STANDARD: Der Bundeskanzler hat sich im Hintergrundgespräch auch über ein parteipolitisches Agieren der WKStA beklagt und ihr eine Nähe zur SPÖ unterstellt. Was sagen Sie als ehemaliger Chef der Behörde dazu?
Geyer: Die Behauptung, dass die WKStA parteiisch agiert, ist aus meiner Sicht inhaltlich falsch, dafür sehe ich keine Anzeichen. Und die Idee, es gäbe „rote Netzwerke“ in der WKStA, ist schlichtweg absurd. Man muss bedenken, dass es die Korruptionsstaatsanwaltschaft seit dem Jahr 2009 gibt. Seither waren praktisch ausschließlich Minister im Amt, die von der ÖVP bestellt wurden. Die Staatsanwälte der WKStA wurden also durchwegs von ÖVP-Ministern ernannt. Dass die schwarzen Minister ein rotes Netzwerk aufgebaut hätten, wäre mir – jedenfalls in meiner Zeit – nicht aufgefallen.
STANDARD: Ein weiterer Vorwurf von Kurz war, dass die WKStA Akten aus laufenden Verfahren an die Medien weitergibt.
Geyer: Auch diese Art, den Staatsanwälten Amtsmissbrauch zu unterstellen, ist für mich nicht nachvollziehbar. Informationen aus den Verfahren kommen – das wissen Sie als Journalist ohnehin am besten – meist von Verfahrensbeteiligten, die ganz legal Akteneinsicht nehmen können.
STANDARD: Kanzleramtsministerin Karoline Edtstadler wird am Montag auch bei der Aussprache dabei sein. Sie wünscht sich, dass Verfahren gegen Mitbeschuldigte schneller eingestellt werden, weil sonst deren berufliches Fortkommen übermäßig blockiert werde.
Geyer: Dazu kann ich nur sagen: Lange Verfahrensdauern liegen auch den Staatsanwälten im Magen. Die große Mehrheit der Verfahren geht in Österreich zwar schnell voran, aber einige größere Fälle ziehen sich tatsächlich gehörig in die Länge. Die Staatsanwälte tun, was in ihrer Macht steht, damit es zügig vorangeht.
STANDARD: Was kann man auf politischer Ebene tun, um Korruptionsverfahren zu beschleunigen?
Geyer: An erster Stelle gilt es, die Unabhängigkeit der Behörde zu stärken.
STANDARD: Was meinen Sie damit konkret?
Geyer: Das Grundproblem liegt in der Weisungsgebundenheit der Staatsanwaltschaften. Dadurch hat der Justizminister oder die Justizministerin eine Durchgriffsmöglichkeit auf sämtliche Strafverfahren.
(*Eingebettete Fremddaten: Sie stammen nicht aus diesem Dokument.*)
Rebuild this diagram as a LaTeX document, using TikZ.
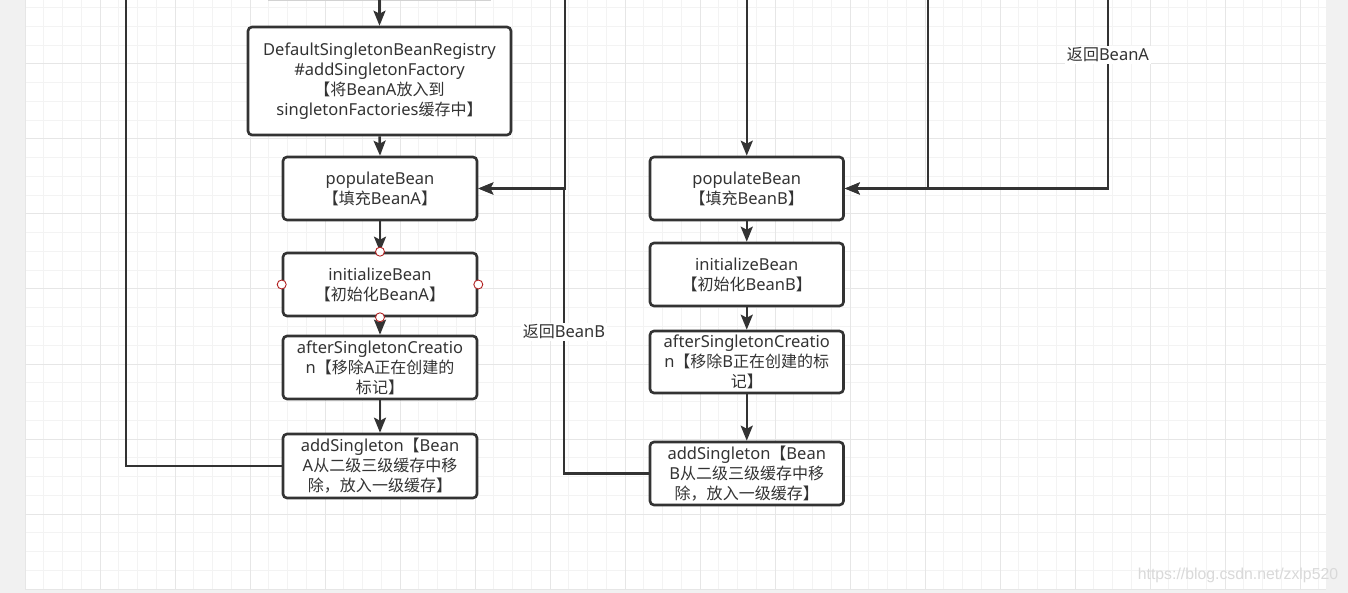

Das ist europaweit ein Sonderfall – von einer wirklichen Unabhängigkeit der Staatsanwälte kann man in Österreich nicht sprechen. Justizministerin Maria Berger (SPÖ, von 2007 bis 2008 im Amt, Anm.) hat versucht, hier Verbesserungen herbeizuführen und die Berichtspflichten der Korruptionsstaatsanwaltschaft zu reduzieren. Danach ist das leider von ÖVP-Ministern teilweise konterkariert worden, und die Berichtspflichten wurden wieder aufgebläht.
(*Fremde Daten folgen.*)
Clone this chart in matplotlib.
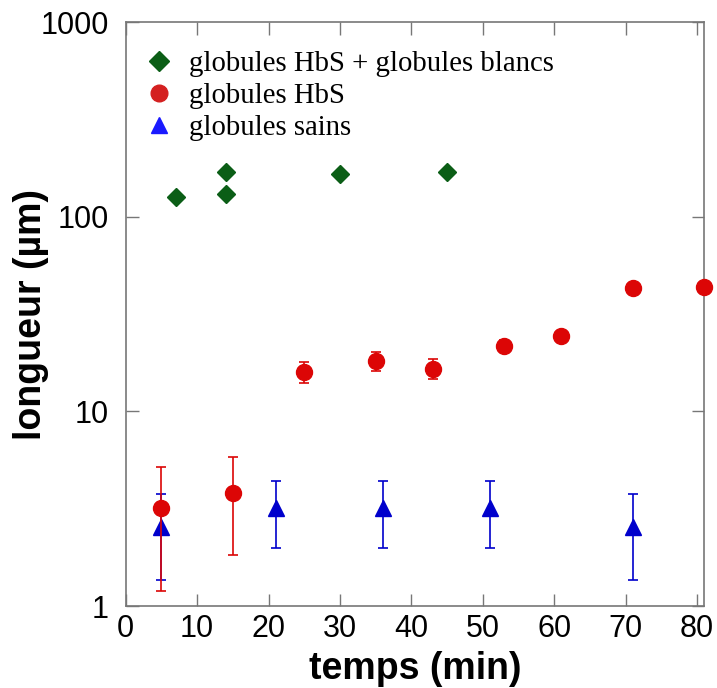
import matplotlib
matplotlib.use("Agg")
import matplotlib.pyplot as plt
from matplotlib.lines import Line2D

# Data
x_wbc = [7, 14, 14, 30, 45]
y_wbc = [127, 170, 131, 165, 170]

x_hbs = [5, 15, 25, 35, 43, 53, 61, 71, 81]
y_hbs = [3.2, 3.83, 16.0, 18.1, 16.6, 21.7, 24.4, 43.0, 43.8]
e_hbs = [2.0, 2.0, 2.0, 2.0, 2.0, 1.6, 1.5, 1.5, 1.5]

x_healthy = [5, 21, 36, 51, 71]
y_healthy = [2.56, 3.19, 3.19, 3.19, 2.56]
e_healthy = [1.2, 1.2, 1.2, 1.2, 1.2]

labels = ["globules HbS + globules blancs", "globules HbS", "globules sains"]
xticks = [0, 10, 20, 30, 40, 50, 60, 70, 80]
yticks = [1, 10, 100, 1000]

green = "#0b5e16"
red = "#dc0606"
blue = "#0000cc"

fig = plt.figure(figsize=(7.17, 6.88), dpi=100)
ax = fig.add_axes([0.1753, 0.119, 0.982 - 0.1753, 0.968 - 0.119])

ax.errorbar(x_healthy, y_healthy, yerr=e_healthy, fmt="^", color=blue, ms=11,
            ecolor=blue, elinewidth=1.2, capsize=3.5, capthick=1.2, zorder=3, clip_on=False)
ax.errorbar(x_hbs, y_hbs, yerr=e_hbs, fmt="o", color=red, ms=11.5,
            ecolor=red, elinewidth=1.2, capsize=3.5, capthick=1.2, zorder=4, clip_on=False)
ax.plot(x_wbc, y_wbc, "D", color=green, ms=9.5, zorder=5, clip_on=False)

ax.set_yscale("log")
ax.set_xlim(0, 81)
ax.set_ylim(1, 1000)
ax.set_xticks(xticks)
ax.set_xticklabels([str(t) for t in xticks])
ax.set_yticks(yticks)
ax.set_yticklabels([str(t) for t in yticks])
ax.yaxis.set_minor_locator(matplotlib.ticker.NullLocator())

for s in ax.spines.values():
    s.set_color("#777777")
    s.set_linewidth(1.2)
ax.tick_params(direction="in", length=9, width=1.0, color="#777777",
               top=True, right=True, labelsize=22)
ax.tick_params(axis="x", pad=6)
ax.tick_params(axis="y", pad=12)
for lab in ax.get_xticklabels() + ax.get_yticklabels():
    lab.set_family("Liberation Sans")

ax.set_xlabel("temps (min)", fontsize=27, fontweight="bold", family="Liberation Sans", labelpad=5)
ax.set_ylabel("longueur (µm)", fontsize=27, fontweight="bold", family="Liberation Sans", labelpad=-6)

handles = [
    Line2D([], [], ls="none", marker="D", color=green, ms=10),
    Line2D([], [], ls="none", marker="o", color="#d42020", ms=12),
    Line2D([], [], ls="none", marker="^", color="#1a1aff", ms=12),
]
ax.legend(handles, labels, loc="upper left", bbox_to_anchor=(-0.014, 0.985), frameon=False,
          prop={"family": "Liberation Serif", "size": 20.7}, handletextpad=0.3,
          labelspacing=0.2, handlelength=1.5, borderaxespad=0.3)

fig.savefig("out.png", dpi=100)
STANDARD: Gibt es nicht auch bei der WKStA ein Ressourcenproblem? Übergangs-Justizminister Clemens Jabloner sprach generell von einem „stillen Tod der Justiz“ und Personalmangel.
Geyer: Ja, die WKStA bräuchte sicherlich noch mehr Fachkräfte. Insbesondere IT-Experten und Wirtschaftsfachleute wären in komplexen Wirtschaftsverfahren vonnöten, um die Verfahren effizienter zu machen. Wenn sich jetzt aber ausgerechnet jene über lange Verfahren beschweren, die am verheerenden Sparkurs in der Justiz beteiligt waren, ist das freilich etwas kühn. Es braucht auf jeden Fall eine Aufstockung des Justizbudgets, da ist die neue Bundesregierung gefordert. (Theo Anders, 7.2.2020)
Walter Geyer (72) war ab 2009 Leiter der neugegründeten Korruptionsstaatsanwaltschaft. 2013 ging er in Pension. Bei den Koalitionsgesprächen mit der ÖVP verhandelte er für die Grünen das Justizkapitel der Regierung. Von 1986 bis 1988 war er Abgeordneter der Grünen im Nationalrat.